İkinci olarak, Teni Kiremitçiyan’a ait Mimar Sinan Güzel Sanatlar Üniversitesi Batı Sanatı ve Çağdaş Sanat Anabilim Dalı’nda geçtiğimiz sene biten “Tanzimat’tan Cumhuriyet’e İstanbul’daki Kültür Yaşamına Ermeni Sanatkarların Katkısı” adlı tez tartışmaya açıldı. Kiremitçiyan tezinin modernleşen, batılılaşan Osmanlı kültürünün ana üreticilerinden biri olarak Ermenilerin varlığını ortaya koymayı hedeflediğini belirtti. Kiremitçiyan, ayrıca Ermeni sanatçıların nitelik ve niceliklerinin azımsanmayacak durumda olduğu iddiası üzerinden son on yılda oluşmuş olan kurgulanmış bir sanat tarihinin dışına çıktığını ekledi. Sunum boyunca birçok Ermeni ressamların resimleri gösterildi. Kiremitçiyan’ın tezini değerlendiren Arzu Öztürkmen sunulan görsel malzemenin tarihsel etnografi açısından çok önemli olduğunu söyledi. Öztürkmen ayrıca saray ressamı olan Ermenilerin resimlerinin toplandığı “Ermeni ressamların gözünden Padişah” adlı bir sergi açılmasını ve bu isimlerin yeni nesillere aktarılmasını önerdi. Tartışmacılar bu kültürün analizinde üretilen sanatın sonradan kategorik olarak nasıl ele alındığını araştırmanın faydalı olabileceğini öne sürdü.
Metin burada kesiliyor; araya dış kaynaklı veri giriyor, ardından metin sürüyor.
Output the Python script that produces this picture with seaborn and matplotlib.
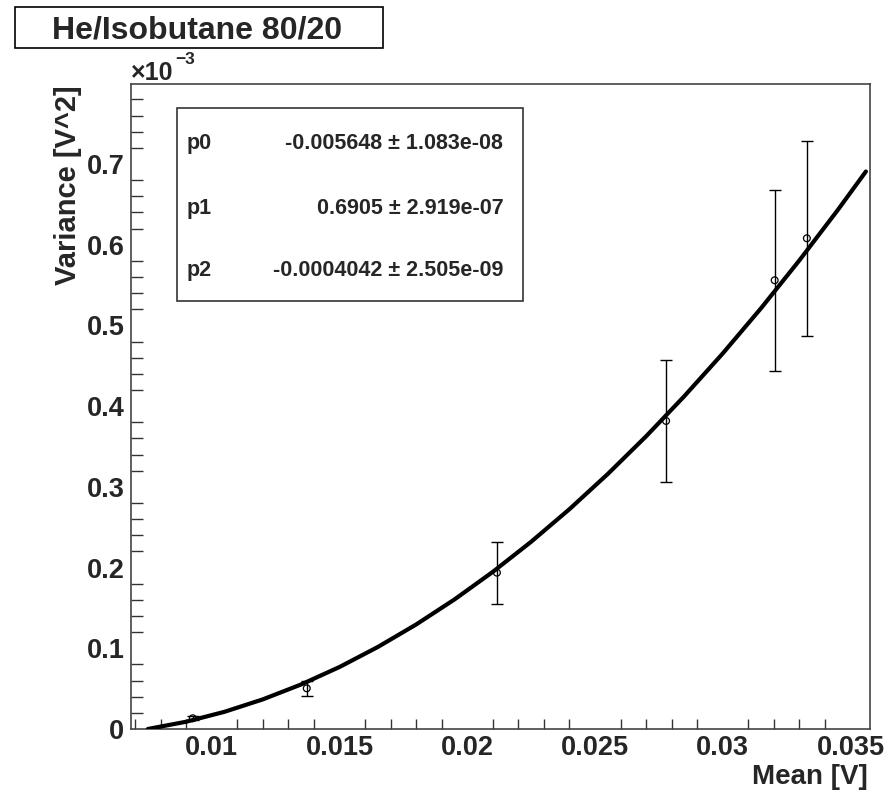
import numpy as np
import pandas as pd
import matplotlib
matplotlib.use("Agg")
import matplotlib.pyplot as plt
from matplotlib.patches import Rectangle
from matplotlib.ticker import MultipleLocator, FixedLocator
import seaborn as sns

# ---------------- data (y in units of 1e-3 V^2) ----------------
mean_v = [0.00926, 0.01372, 0.02116, 0.02778, 0.03203, 0.03329]
variance = [0.0133, 0.0504, 0.1937, 0.3817, 0.556, 0.608]
variance_err = [0.0027, 0.0095, 0.0383, 0.0756, 0.112, 0.121]

# fitted curve
fit_x = [0.0075, 0.009, 0.0105, 0.012, 0.0135, 0.015, 0.0165, 0.018, 0.0195,
         0.021, 0.0225, 0.024, 0.0255, 0.027, 0.0285, 0.030, 0.0315, 0.033,
         0.0345, 0.0356]
fit_y = [0.0, 0.009, 0.0213, 0.0367, 0.0552, 0.0768, 0.1016, 0.1295, 0.1605,
         0.1947, 0.2320, 0.2724, 0.3160, 0.3627, 0.4126, 0.4654, 0.5215, 0.5808,
         0.6431, 0.6908]

param_names = ["p0", "p1", "p2"]
param_values = ["-0.005648", "0.6905", "-0.0004042"]
param_errors = ["1.083e-08", "2.919e-07", "2.505e-09"]

x_ticks = [0.01, 0.015, 0.02, 0.025, 0.03, 0.035]
x_tick_labels = ["0.01", "0.015", "0.02", "0.025", "0.03", "0.035"]
y_ticks = [0, 0.1, 0.2, 0.3, 0.4, 0.5, 0.6, 0.7]
y_tick_labels = ["0", "0.1", "0.2", "0.3", "0.4", "0.5", "0.6", "0.7"]

title = "He/Isobutane 80/20"
xlabel = "Mean [V]"
ylabel = "Variance [V^2]"

# ---------------- style ----------------
sns.set_style("white")
plt.rcParams["font.family"] = ["Liberation Sans", "DejaVu Sans"]
plt.rcParams["font.weight"] = "bold"

W, H = 892, 795
fig = plt.figure(figsize=(W / 100, H / 100), dpi=100)
fig.patch.set_facecolor("white")

L, R, T, B = 130.7, 870.0, 84.3, 729.0
ax = fig.add_axes([L / W, 1 - B / H, (R - L) / W, (B - T) / H])

pts = pd.DataFrame({"x": mean_v, "y": variance, "err": variance_err})
fit = pd.DataFrame({"x": fit_x, "y": fit_y})

ax.errorbar(pts["x"], pts["y"], yerr=pts["err"], fmt="none", ecolor="black",
            elinewidth=1.0, capsize=4, capthick=1.0, zorder=2)
sns.scatterplot(data=pts, x="x", y="y", ax=ax, marker="o", s=24,
                facecolor="none", edgecolor="black", linewidth=0.9, zorder=3)
sns.lineplot(data=fit, x="x", y="y", ax=ax, color="black", linewidth=3.0,
             zorder=4, sort=False)

ax.set_xlim(0.00683, 0.03576)
ax.set_ylim(0, 0.7988)

ax.xaxis.set_major_locator(FixedLocator(x_ticks))
ax.set_xticklabels(x_tick_labels)
ax.xaxis.set_minor_locator(MultipleLocator(0.001))
ax.yaxis.set_major_locator(FixedLocator(y_ticks))
ax.set_yticklabels(y_tick_labels)
ax.yaxis.set_minor_locator(MultipleLocator(0.02))

ax.tick_params(axis="x", which="major", direction="in", length=14, width=1,
               color="#333333", labelsize=19.5, pad=4, top=False)
ax.tick_params(axis="x", which="minor", direction="in", length=7, width=1,
               color="#333333", top=False, bottom=True)
ax.tick_params(axis="y", which="major", direction="in", length=17, width=1,
               color="#333333", labelsize=19.5, pad=4.5, right=False)
ax.tick_params(axis="y", which="minor", direction="in", length=8.5, width=1,
               color="#333333", right=False, left=True)
for lbl in ax.get_xticklabels() + ax.get_yticklabels():
    lbl.set_fontweight("bold")

for s in ax.spines.values():
    s.set_color("#444444")
    s.set_linewidth(1.2)

ax.set_xlabel("")
ax.set_ylabel("")
fig.text(868 / W, 1 - 784 / H, xlabel, ha="right", va="baseline",
         fontsize=20, fontweight="bold")
fig.text(76 / W, 1 - 85 / H, ylabel, ha="right", va="baseline", rotation=90,
         rotation_mode="anchor", fontsize=21, fontweight="bold")

# x10^-3 multiplier
fig.text(131 / W, 1 - 80 / H, "\u00d710", ha="left", va="baseline",
         fontsize=18, fontweight="bold")
fig.text(175 / W, 1 - 64 / H, "\u22123", ha="left", va="baseline",
         fontsize=12.5, fontweight="bold")

# title box
fig.patches.append(Rectangle((15 / W, 1 - 47.7 / H), (382.7 - 15) / W,
                             (47.7 - 7.3) / H, transform=fig.transFigure,
                             facecolor="white", edgecolor="black", linewidth=1.2))
fig.text(197 / W, 1 - 38.5 / H, title, ha="center", va="baseline",
         fontsize=23, fontweight="bold")

# stats box
fig.patches.append(Rectangle((177.3 / W, 1 - 301 / H), (522.7 - 177.3) / W,
                             (301 - 108.3) / H, transform=fig.transFigure,
                             facecolor="white", edgecolor="#333333",
                             linewidth=1.2, zorder=5))
rows_y = [149.3, 214.3, 276]
for name, val, err, yy in zip(param_names, param_values, param_errors, rows_y):
    fig.text(186.7 / W, 1 - yy / H, name, ha="left", va="baseline",
             fontsize=15.5, fontweight="bold", zorder=6)
    fig.text(503.3 / W, 1 - yy / H, f"{val} \u00b1 {err}", ha="right",
             va="baseline", fontsize=15.5, fontweight="bold", zorder=6)

fig.savefig("out.png", dpi=100, facecolor="white")
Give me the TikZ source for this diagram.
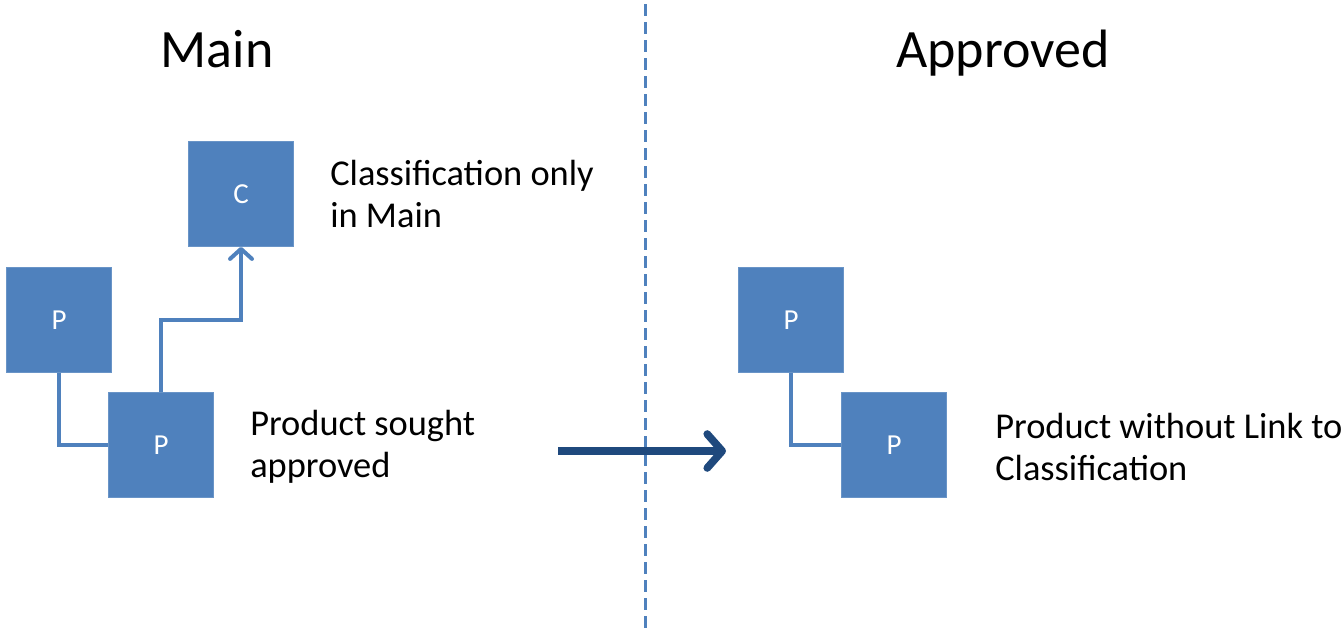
\documentclass[tikz,border=0pt]{standalone}
\usepackage{fontspec}
\setmainfont{Carlito}
\usetikzlibrary{arrows.meta,positioning}
\definecolor{boxblue}{HTML}{4F81BD}
\definecolor{movenavy}{HTML}{1F497D}
\tikzset{
  prodbox/.style={
    fill=boxblue,
    draw=boxblue!85!white,
    minimum size=52.5pt,
    inner sep=0pt,
    text=white,
    font=\fontsize{14.5}{16}\selectfont
  },
  notetext/.style={
    align=left,
    inner sep=0pt,
    font=\fontsize{18.2}{21}\selectfont
  },
  titletext/.style={
    anchor=base,
    inner sep=0pt,
    font=\fontsize{27}{32}\selectfont
  },
  link/.style={
    draw=boxblue,
    line width=2pt
  },
  linkarrow/.style={
    link,
    -{Straight Barb[length=5pt,width=11pt,line cap=round,line join=round]}
  },
  movearrow/.style={
    draw=movenavy,
    line width=3.8pt,
    -{Straight Barb[length=7.5pt,width=17pt,line cap=round,line join=round]}
  },
  divider/.style={
    draw=boxblue,
    line width=1.5pt,
    dash pattern=on 6pt off 3pt
  }
}
\begin{document}
\begin{tikzpicture}[x=0.5pt, y=-0.5pt, node distance=18pt]
\useasboundingbox (0,0) rectangle (1343,634);
\node[titletext] (maintitle) at (217,67) {Main};
\node[titletext] (apprtitle) at (1003,67) {Approved};
\draw[divider] (645,4) -- (645,632);
% main side
\node[prodbox] (class) at (241,194) {C};
\node[prodbox] (parent) at (59,320) {P};
\node[prodbox] (sought) at (161,445) {P};
\node[notetext, right=of class] (classnote) {Classification only\\in Main};
\node[notetext, right=of sought, yshift=-1pt] (soughtnote) {Product sought\\approved};
\draw[link] (parent.south) |- (sought.west);
\draw[linkarrow] (sought.north) -- ++(0,-72) -| (class.south);
% approved side
\node[prodbox] (apparent) at (791,320) {P};
\node[prodbox] (approved) at (894,445) {P};
\node[notetext, right=24pt of approved, yshift=-1pt] (approvednote) {Product without Link to\\Classification};
\draw[link] (apparent.south) |- (approved.west);
% move
\coordinate (movestart) at (558,451);
\coordinate (moveend) at (726,451);
\draw[movearrow] (movestart) -- (moveend);
\end{tikzpicture}
\end{document}
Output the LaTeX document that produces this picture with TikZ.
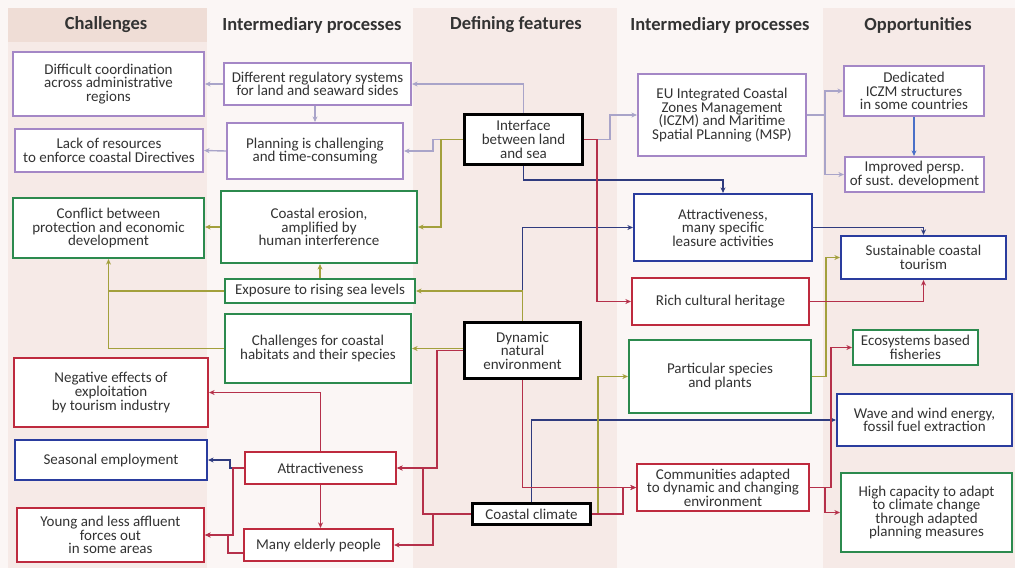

Son olarak Hacettepe Üniversitesi’nden Arda Can Özsu’ya ait 2018 yılında biten “Osmanlı ve Cumhuriyet Modernleşmesinde Gayrimüslim Sanatçılar” adlı yüksek lisans tezi tartışmaya sunuldu. Özsu, başta Ermeni, Yahudi ve Rumlar olmak üzere sonrasında Levantenler gibi birçok halktan sanatçıyı sanatsal, kültürel ve düşünsel noktalardan ele aldığını ve tezini sosyokültürel bir perspektiften sunduğunu aktardı. Özsu, Osmanlı’daki gayrimüslim yoğunluklu sanatçı sınıfının Müslüman Türk yoğunluklu bir duruma evrildiğini belirtti. Ayrıca Özsu, saray tarafından Müslüman-gayrimüslim gözetmeksizin ressam ve mimar gibi topluluklara ait cemiyetlerde Şişli Atölyesi’yle birlikte 1917’den itibaren gayrimüslim olanların çekilmesini de aktardı. Balkan Savaşı ve Trablusgarp Savaşı gibi olaylardan sonra gayrimüslim kökenli vatandaşların ülkelerine dönmesinin bu süreç üzerindeki etkisini de ekledi. Sunum boyunca Şeker Ahmet Ali Paşa’dan Bubi’ye birçok sanatçının eserleri sergilendi. Tezi değerlendiren Seza Sinanlar Uslu bir arşiv çalışması olarak nitelendirdiği bu tezin bilgiyi açığa çıkarma işlevi yüzünden çok değerli olduğunu belirtti. Ülkede tarihe bakış açılarında bir sürecin diğer süreçlerle ilişkisini arama fikrinin eksik olduğunu ekleyen Uslu, gayrimüslimlerin tarihinin de gayrimüslim olmayanların tarihiyle birlikte okunmasının gerekebileceğini aktardı.